The program saw almost immediate success. For decades, over 10,000 letters from listeners poured into the Revivaltime offices each month. By 1960, church officials estimated that Revivaltime’s U.S. radio audience was 12 million people — 12 times as large as the Sunday morning attendance at Assemblies of God churches in America. Add to that the numerous Revivaltime broadcasts in other countries, and the magnitude of the program’s influence quickly becomes obvious.

Ward and Betzer engaged audiences with sermons employing simple, direct language and powerful illustrations and human-interest stories. They also modeled the charismatic gifts on the air, sometimes exercising a “word of knowledge” — communicating messages under the inspiration of the Holy Spirit to specific unknown listeners. Countless thousands of people wrote in and credited Revivaltime for playing a role in a relative’s salvation, a healing, or other divine interventions.

Revivaltime and other national ministries — such as Christ’s Ambassadors (the ministry to youth and young adults), Royal Rangers (the Scout-like boys ministry), and Missionettes (now National Girls Ministries) — helped to give the Assemblies of God a sense of national identity and branding. While the focus in the Assemblies of God remained on the local church, these national ministries provided generations of Assemblies of God members with a sense that they were a part of a larger community of believers.

The December 11, 1960, issue of the Pentecostal Evangel celebrated the seventh anniversary of Revivaltime, featuring C. M. Ward, D. V. Hurst (national secretary of Radio), and Bartlett Peterson (Revivaltime executive director) prominently on the cover. Together, these three men and hundreds of others labored to develop Revivaltime into a ministry that not only helped to evangelize and disciple believers, but also helped shape the identity of the Assemblies of God.

Read articles about Revivaltime’s seventh anniversary on pages 2 and 12 of the December 11, 1960, issue of the Pentecostal Evangel.

Also featured in this issue:

• “The Security of the Believer,” by Myer Pearlman

• “Predestination: What Does the Bible Teach about this Mysterious Subject?” by Ralph M. Riggs

And many more!

Click here to read this issue now.

Listen to classic Revivaltime radio episodes by clicking here.

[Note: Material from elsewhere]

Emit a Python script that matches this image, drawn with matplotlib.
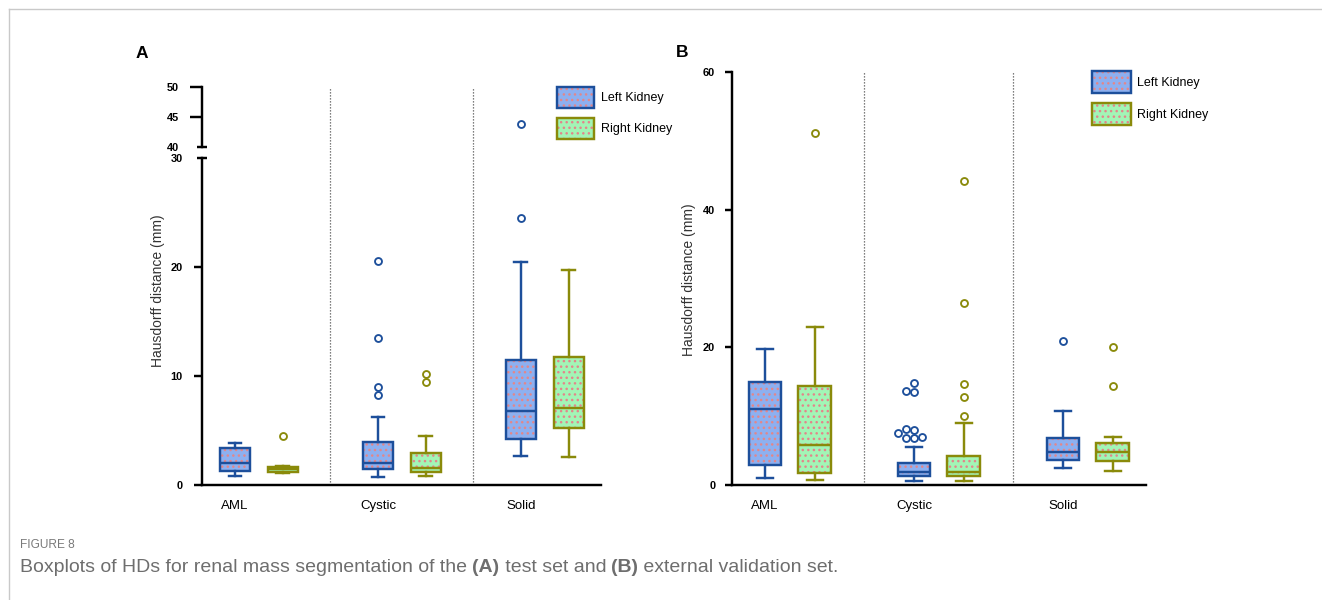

Pentecostal Evangel archived editions courtesy of the Flower Pentecostal Heritage Center.

Do you have Pentecostal historical materials that should be preserved? Please consider depositing these materials at the Flower Pentecostal Heritage Center (FPHC). The FPHC, located in the Assemblies of God national offices, is the largest Pentecostal archive in the world. We would like to preserve and make your treasures accessible to those who write the history books.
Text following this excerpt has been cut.